** START OF Exercise material **

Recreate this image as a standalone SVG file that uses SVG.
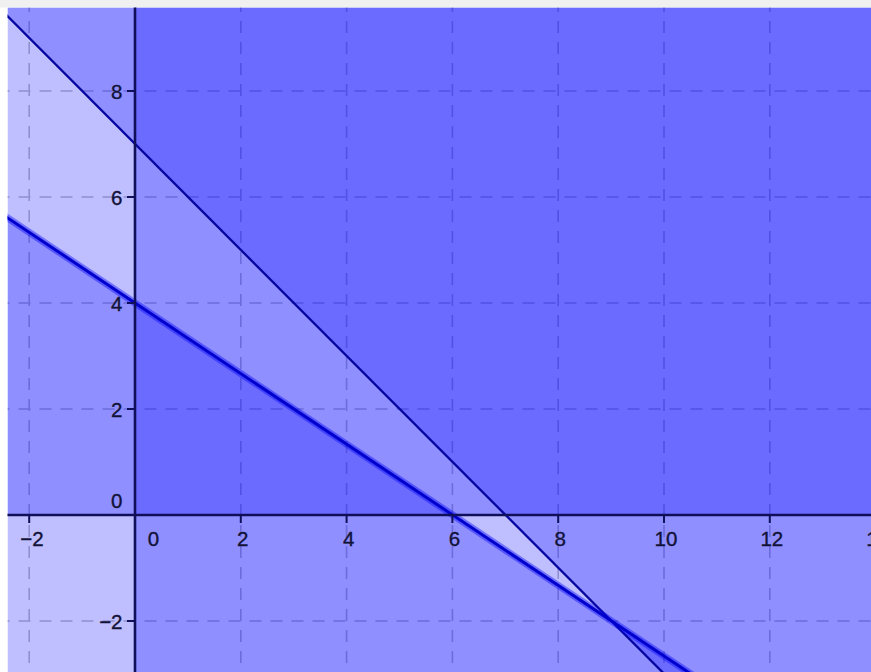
<svg xmlns="http://www.w3.org/2000/svg" width="871" height="672" viewBox="0 0 871 672">
<defs>
<clipPath id="plot"><rect x="7.5" y="7.5" width="863.5" height="664.5"/></clipPath>
<style>
.grid{stroke:#c0c0c0;stroke-width:1.6;stroke-dasharray:12 9;fill:none}
.shade{fill:#0000ff;fill-opacity:0.25}
.axis{stroke:#10105a;stroke-width:2.6;fill:none}
.tick{stroke:#10105a;stroke-width:2;fill:none}
.lbl{font-family:"Liberation Sans",Arial,sans-serif;font-size:20.5px;fill:#121238;stroke:#121238;stroke-width:0.35}
.xl{text-anchor:middle}
.yl{text-anchor:end}
</style>
</defs>
<rect width="871" height="672" fill="#ffffff"/>
<rect x="0" y="0" width="871" height="7.5" fill="#f0f0f0"/>
<g clip-path="url(#plot)">
<rect x="7.5" y="7.5" width="863.5" height="664.5" fill="#ffffff"/>
<g id="grid">
<path class="grid" d="M29.2,0V672M240.8,0V672M346.6,0V672M452.4,0V672M558.2,0V672M664,0V672M769.8,0V672"/>
<path class="grid" d="M-2.5,91H871M-2.5,197H871M-2.5,303H871M-2.5,409H871M-2.5,621H871"/>
</g>
<g id="regions">
<rect id="x-ge-0" class="shade" x="135" y="7.5" width="736" height="664.5"/>
<rect id="y-ge-0" class="shade" x="7.5" y="7.5" width="863.5" height="507.5"/>
<polygon id="above-line1" class="shade" points="7.5,7.5 7.5,16.26 662,672 871,672 871,7.5"/>
<polygon id="below-line2" class="shade" points="7.5,217.8 687.5,672 7.5,672"/>
</g>
<g id="lines">
<line id="line1" x1="-2" y1="6.7" x2="672" y2="681.7" stroke="#0505a0" stroke-width="2.3"/>
<line x1="-2" y1="211.5" x2="700" y2="680" stroke="#0000ff" stroke-opacity="0.4" stroke-width="7"/>
<line id="line2" x1="-2" y1="211.5" x2="700" y2="680" stroke="#0000cc" stroke-width="3"/>
</g>
</g>
<g id="axes">
<path class="axis" d="M7.5,515H871M135,7.5V672"/>
<path class="tick" d="M29.2,515V523M240.8,515V523M346.6,515V523M452.4,515V523M558.2,515V523M664,515V523M769.8,515V523"/>
<path class="tick" d="M127,91H135M127,197H135M127,303H135M127,409H135M127,621H135"/>
</g>
<g id="labels" class="lbl">
<text class="xl" x="32" y="546">−2</text>
<text class="xl" x="153.5" y="546">0</text>
<text class="xl" x="242.8" y="546">2</text>
<text class="xl" x="348.6" y="546">4</text>
<text class="xl" x="454.4" y="546">6</text>
<text class="xl" x="560.2" y="546">8</text>
<text class="xl" x="666" y="546">10</text>
<text class="xl" x="771.8" y="546">12</text>
<text class="xl" x="877.6" y="546">14</text>
<text class="yl" x="122.5" y="99">8</text>
<text class="yl" x="122.5" y="205">6</text>
<text class="yl" x="122.5" y="311">4</text>
<text class="yl" x="122.5" y="417">2</text>
<text class="yl" x="122.5" y="508">0</text>
<text class="yl" x="122.5" y="629">−2</text>
</g>
</svg>
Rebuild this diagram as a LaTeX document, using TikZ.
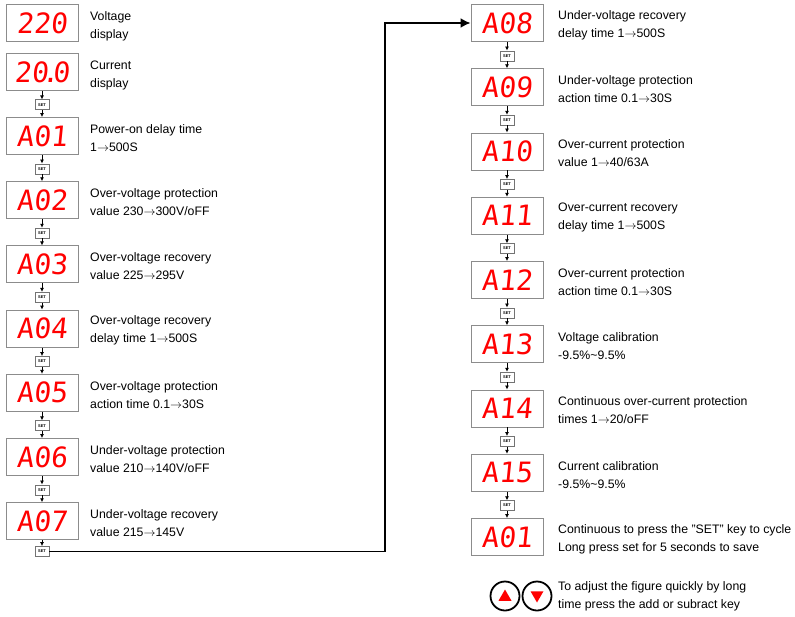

** END OF Exercise material **

§ **Work to be completed**:
Extract the text of all the records above verbatim, excluding pictures.

§ **The output**:
Recreate this image as a standalone SVG file that uses SVG.
<svg xmlns="http://www.w3.org/2000/svg" width="871" height="672" viewBox="0 0 871 672">
<defs>
<clipPath id="plot"><rect x="7.5" y="7.5" width="863.5" height="664.5"/></clipPath>
<style>
.grid{stroke:#c0c0c0;stroke-width:1.6;stroke-dasharray:12 9;fill:none}
.shade{fill:#0000ff;fill-opacity:0.25}
.axis{stroke:#10105a;stroke-width:2.6;fill:none}
.tick{stroke:#10105a;stroke-width:2;fill:none}
.lbl{font-family:"Liberation Sans",Arial,sans-serif;font-size:20.5px;fill:#121238;stroke:#121238;stroke-width:0.35}
.xl{text-anchor:middle}
.yl{text-anchor:end}
</style>
</defs>
<rect width="871" height="672" fill="#ffffff"/>
<rect x="0" y="0" width="871" height="7.5" fill="#f0f0f0"/>
<g clip-path="url(#plot)">
<rect x="7.5" y="7.5" width="863.5" height="664.5" fill="#ffffff"/>
<g id="grid">
<path class="grid" d="M29.2,0V672M240.8,0V672M346.6,0V672M452.4,0V672M558.2,0V672M664,0V672M769.8,0V672"/>
<path class="grid" d="M-2.5,91H871M-2.5,197H871M-2.5,303H871M-2.5,409H871M-2.5,621H871"/>
</g>
<g id="regions">
<rect id="x-ge-0" class="shade" x="135" y="7.5" width="736" height="664.5"/>
<rect id="y-ge-0" class="shade" x="7.5" y="7.5" width="863.5" height="507.5"/>
<polygon id="above-line1" class="shade" points="7.5,7.5 7.5,16.26 662,672 871,672 871,7.5"/>
<polygon id="below-line2" class="shade" points="7.5,217.8 687.5,672 7.5,672"/>
</g>
<g id="lines">
<line id="line1" x1="-2" y1="6.7" x2="672" y2="681.7" stroke="#0505a0" stroke-width="2.3"/>
<line x1="-2" y1="211.5" x2="700" y2="680" stroke="#0000ff" stroke-opacity="0.4" stroke-width="7"/>
<line id="line2" x1="-2" y1="211.5" x2="700" y2="680" stroke="#0000cc" stroke-width="3"/>
</g>
</g>
<g id="axes">
<path class="axis" d="M7.5,515H871M135,7.5V672"/>
<path class="tick" d="M29.2,515V523M240.8,515V523M346.6,515V523M452.4,515V523M558.2,515V523M664,515V523M769.8,515V523"/>
<path class="tick" d="M127,91H135M127,197H135M127,303H135M127,409H135M127,621H135"/>
</g>
<g id="labels" class="lbl">
<text class="xl" x="32" y="546">−2</text>
<text class="xl" x="153.5" y="546">0</text>
<text class="xl" x="242.8" y="546">2</text>
<text class="xl" x="348.6" y="546">4</text>
<text class="xl" x="454.4" y="546">6</text>
<text class="xl" x="560.2" y="546">8</text>
<text class="xl" x="666" y="546">10</text>
<text class="xl" x="771.8" y="546">12</text>
<text class="xl" x="877.6" y="546">14</text>
<text class="yl" x="122.5" y="99">8</text>
<text class="yl" x="122.5" y="205">6</text>
<text class="yl" x="122.5" y="311">4</text>
<text class="yl" x="122.5" y="417">2</text>
<text class="yl" x="122.5" y="508">0</text>
<text class="yl" x="122.5" y="629">−2</text>
</g>
</svg>
Rebuild this diagram as a LaTeX document, using TikZ.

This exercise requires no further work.